De qualquer forma, a aliança Rússia-China oferece melhores chances para o conflito na Ucrânia e para a paz mundial em geral do que a posição atual do Ocidente.

Se a aliança recém-concluída entre a Rússia e a China for consolidada e outros países se juntarem a ela, poderemos estar no início de uma nova era. Uma era em que o poder no mundo está mais descentralizado, em que há mais equilíbrio. Se o Ocidente tolera isso, ainda não se sabe.

Como escrevi acima , promete ser um momento emocionante, mas também perigoso. Precisamos de um forte movimento pela paz mais do que nunca.

Notas:

(1) A guerra por procuração ou guerra por delegação ( proxy war , em inglês) é um conflito em que uma parte (geralmente uma grande potência) delega a outra para travar a guerra e atuar como retaguarda. Em outras palavras, o trabalho sujo é feito por outra pessoa. A superpotência fornece apoio econômico, ideológico, logístico e/ou militar. O administrador geralmente é um país menor e geralmente carrega as consequências negativas de tal guerra.

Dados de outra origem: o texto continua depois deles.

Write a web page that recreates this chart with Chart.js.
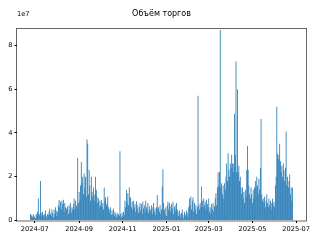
<!DOCTYPE html>
<html lang="ru">
<head>
    <meta charset="UTF-8">
    <title>Объём торгов</title>
    <script src="https://cdn.jsdelivr.net/npm/chart.js"></script>
    <style>
        body { margin: 0; background: #fff; }
    </style>
</head>
<body>
    <canvas id="volumeChart" width="320" height="240"></canvas>
    <script>
        // daily volume, in units of 1e7, one value per day starting at startDate
        const startDate = '2024-06-25';
        const volume = [
            0.3, 0.25, 0.2, 0.15, 0.3, 0.2, 0.15, 0.1, 0.25, 0.3,      // 0
            0.4, 1.0, 0.2, 0.3, 1.8, 0.35, 0.2, 0.4, 0.25, 0.15,       // 10
            0.3, 0.45, 0.2, 0.1, 0.3, 0.25, 0.4, 0.55, 0.3, 0.2,       // 20
            0.5, 0.35, 0.15, 0.5, 0.3, 0.6, 0.45, 0.2, 0.4, 0.7,       // 30
            0.93, 0.6, 0.85, 0.5, 0.9, 0.75, 0.95, 0.4, 0.8, 0.6,      // 40
            0.55, 0.5, 0.65, 0.3, 0.7, 0.45, 0.8, 0.35, 0.6, 0.5,      // 50
            0.75, 1.0, 0.5, 0.9, 0.7, 0.6, 2.85, 0.8, 1.3, 0.9,        // 60
            1.6, 2.67, 1.7, 2.0, 1.2, 2.15, 1.5, 2.0, 1.1, 3.7,        // 70
            3.5, 1.2, 2.3, 1.6, 0.9, 2.0, 1.3, 1.1, 1.5, 0.9,          // 80
            1.2, 2.0, 1.4, 1.1, 0.8, 1.0, 0.6, 0.9, 0.7, 0.93,         // 90
            0.6, 0.8, 0.5, 1.5, 0.9, 1.06, 0.7, 0.8, 1.1, 0.6,         // 100
            0.5, 0.35, 0.6, 0.25, 0.45, 0.3, 0.55, 0.2, 0.4, 0.3,      // 110
            0.15, 0.35, 0.25, 0.3, 0.2, 3.16, 0.3, 0.15, 0.35, 0.2,    // 120
            0.4, 0.25, 0.9, 0.6, 1.4, 0.8, 1.24, 0.7, 1.5, 1.0,        // 130
            1.06, 0.6, 0.85, 0.5, 0.9, 0.6, 0.75, 0.4, 0.88, 0.55,     // 140
            0.7, 0.35, 0.6, 0.8, 0.45, 0.75, 0.3, 0.85, 0.55, 0.7,     // 150
            0.4, 0.9, 0.6, 0.5, 0.8, 0.35, 0.65, 0.45, 0.5, 0.7,       // 160
            0.3, 0.6, 0.8, 0.4, 0.55, 0.25, 0.6, 1.16, 0.5, 0.6,       // 170
            0.4, 0.7, 0.3, 0.5, 1.55, 2.34, 0.8, 0.5, 0.3, 0.6,        // 180
            0.2, 0.7, 0.85, 0.5, 0.8, 0.65, 0.4, 0.75, 0.55, 0.85,     // 190
            0.3, 0.6, 0.7, 0.45, 0.8, 0.5, 0.4, 0.2, 0.45, 0.3,        // 200
            0.15, 0.35, 0.5, 0.25, 0.1, 0.4, 0.3, 0.2, 0.45, 0.35,     // 210
            0.15, 0.6, 1.0, 0.7, 1.1, 0.5, 0.9, 1.05, 0.4, 0.8,        // 220
            0.5, 0.7, 0.3, 0.6, 5.7, 0.7, 0.5, 0.8, 0.6, 1.55,         // 230
            0.9, 0.6, 1.0, 0.7, 0.85, 0.5, 0.95, 0.75, 0.6, 1.0,       // 240
            0.4, 0.6, 0.3, 0.75, 0.5, 0.8, 0.4, 0.65, 1.0, 1.24,       // 250
            0.7, 1.5, 2.2, 1.6, 2.2, 8.7, 1.5, 1.7, 1.2, 1.6,          // 260
            1.0, 1.7, 1.4, 2.0, 2.6, 1.8, 3.07, 2.3, 2.0, 2.6,         // 270
            2.4, 3.0, 2.6, 2.2, 2.6, 4.87, 3.0, 7.26, 2.2, 6.0,        // 280
            2.2, 2.5, 1.8, 2.0, 1.5, 1.2, 1.5, 1.0, 1.3, 0.8,          // 290
            1.4, 1.1, 2.3, 3.4, 2.3, 1.6, 1.2, 1.0, 1.5, 1.2,          // 300
            0.8, 1.4, 1.0, 1.5, 1.8, 1.5, 2.0, 1.6, 1.2, 1.9,          // 310
            1.4, 2.4, 4.64, 1.2, 0.9, 1.0, 0.8, 1.1, 0.6, 0.9,         // 320
            1.2, 0.8, 0.6, 1.0, 0.7, 0.9, 0.5, 0.8, 1.0, 0.7,          // 330
            0.85, 0.6, 1.6, 2.0, 5.2, 3.05, 2.8, 3.0, 3.5, 2.7,        // 340
            2.2, 2.5, 2.0, 2.6, 2.3, 1.8, 2.4, 4.07, 1.6, 2.0,         // 350
            1.5, 1.8, 2.1, 1.2, 1.5, 0.9, 1.5                          // 360
        ];
        const monthTicks = ['2024-07', '2024-09', '2024-11', '2025-01', '2025-03', '2025-05', '2025-07'];
        const yTicks = [0, 2, 4, 6, 8];
        const yMax = 8.75;
        const titleText = 'Объём торгов';
        const offsetText = '1e7';

        const DAY = 86400000;
        const t0 = new Date(startDate).getTime();
        const monthPos = monthTicks.map(m => (new Date(m + '-01').getTime() - t0) / DAY);

        // matplotlib-like 5% margin around the bars
        const lo = -0.4, hi = volume.length - 1 + 0.4;
        const pad = (hi - lo) * 0.05;

        const font = "'DejaVu Sans', sans-serif";

        const framePlugin = {
            id: 'frame',
            afterDraw(chart) {
                const { ctx, chartArea: a } = chart;
                ctx.save();
                ctx.strokeStyle = 'rgba(0,0,0,0.6)';
                ctx.lineWidth = 1;
                ctx.strokeRect(a.left - 0.5, a.top - 0.5, a.right - a.left + 1, a.bottom - a.top + 1);
                ctx.fillStyle = '#000';
                ctx.font = '8px ' + font;
                ctx.textAlign = 'center';
                ctx.textBaseline = 'alphabetic';
                ctx.fillText(titleText, (a.left + a.right) / 2, 15.5);
                ctx.font = '6.7px ' + font;
                ctx.textAlign = 'left';
                ctx.fillText(offsetText, a.left, 16);
                ctx.restore();
            }
        };

        new Chart(document.getElementById('volumeChart'), {
            type: 'bar',
            data: {
                datasets: [{
                    data: volume.map((v, i) => ({ x: i, y: v })),
                    backgroundColor: '#1f77b4',
                    borderWidth: 0,
                    inflateAmount: 0.05,
                    categoryPercentage: 1,
                    barPercentage: 1
                }]
            },
            options: {
                responsive: false,
                animation: false,
                layout: { padding: { top: 29, right: 14, left: 0, bottom: 0 } },
                plugins: { legend: { display: false }, tooltip: { enabled: false } },
                scales: {
                    x: {
                        type: 'linear',
                        offset: false,
                        min: lo - pad,
                        max: hi + pad,
                        afterBuildTicks: s => { s.ticks = monthPos.map(v => ({ value: v })); },
                        afterFit: s => { s.height = 19.5; },
                        grid: { offset: false, drawOnChartArea: false, drawTicks: true, tickLength: 2.5, tickColor: '#000' },
                        border: { display: false },
                        ticks: {
                            autoSkip: false,
                            maxRotation: 0,
                            padding: 2,
                            color: '#000',
                            font: { family: font, size: 6.7 },
                            callback: (v, i) => monthTicks[i]
                        }
                    },
                    y: {
                        min: 0,
                        max: yMax,
                        afterBuildTicks: s => { s.ticks = yTicks.map(v => ({ value: v })); },
                        afterFit: s => { s.width = 17; },
                        grid: { drawOnChartArea: false, drawTicks: true, tickLength: 2.5, tickColor: '#000' },
                        border: { display: false },
                        ticks: {
                            padding: 2,
                            color: '#000',
                            font: { family: font, size: 6.7 },
                            callback: v => String(v)
                        }
                    }
                }
            },
            plugins: [framePlugin]
        });
    </script>
</body>
</html>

(2) A guerra híbrida é uma forma de guerra encoberta que usa toda uma gama de meios de comunicação: notícias falsas, manipulação através da mídia social, pressão diplomática, subterfúgio legal contra líderes políticos (lawfare), manipulação e direção do descontentamento popular, pressão interna e externa nas eleições, etc.

(3) De acordo com o manual de revoluções coloridas, ONGs, organizações estudantis e organizações locais recebem financiamento, educação e treinamento para organizar tumultos de rua da forma mais eficaz possível. A violência nas ruas deve desestabilizar o país a ponto de o governo ser forçado a renunciar ou o exército intervir e removê-lo.